More cities sign up for UN drive for disaster resilience
18 Mar 2015
SENDAI, Japan—From only 1,400 in 2012, the number of cities and other communities worldwide that have signed up for the United Nations’ “Making Cities Resilient to Disaster” campaign has reached more than 2,400, according to the UN Office for Disaster Risk Reduction.
However, only 120-plus of the local government units are in the Philippines, where there are a total of 144 cities, 81 provinces, 1,490 municipalities and 42,028 barangays (villages).
Since its launch in May 2010, the UN campaign “has acted as a vehicle for local governments to give more attention to disaster risk reduction (DRR) and develop partnerships with key stakeholders, including civil society, the private sector and academics,” noted the Geneva-based UN agency.
In a briefing paper released during the UN World Conference on Disaster Risk Reduction (WCDRR) hosted by this northeastern Japanese city from March 14 to 18, the UN agency said a total of 121 nations—including the Philippines—have enacted disaster risk reduction and management (DRMM) legislation to establish policy and legal frameworks.
It had earlier cited the Philippines for the 2010 passage of the National Disaster Risk Reduction Act, which it described as a “proactive approach to disaster risk governance.”

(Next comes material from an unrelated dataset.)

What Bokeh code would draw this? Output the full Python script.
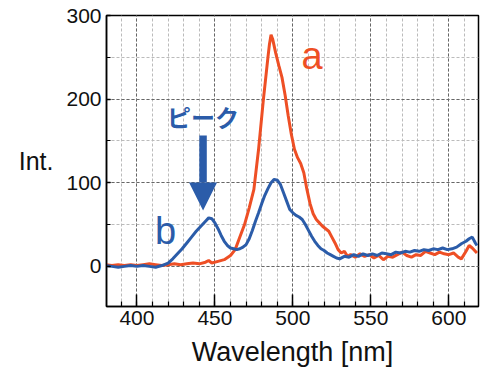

The law, passed during the Arroyo administration, obliges local government units (LGU) to earmark 5 percent of their total revenues to DRR. LGUs may also use 20 percent of their Internal Revenue Allotment from the national government on enhancing resilience.
The UN agency also reported that 86 countries—including the Philippines—“have set up formal national coordinating bodies for DRR, which help create a common language, vision and understanding of the responsibility for the program nationally.”
In Manila, the National Disaster Risk Reduction and Management Council (NDRRMC) which is coordinated by the Office of Civil Defense, an agency attached to the Department of National Defense, oversees the government’s DRRM efforts.
It promotes a “whole-of-society” approach in achieving its goal of maintaining safer, adaptive and resilient communities toward sustainable development through four interrelated thematic areas—“prevention and mitigation, preparedness, response, and rehabilitation and recovery.”
In its report, the UN agency noted that “mortality from weather-related disasters is in decline in many countries like Cuba, Bangladesh, India, Mozambique and the Philippines due to risk information and early warning systems.”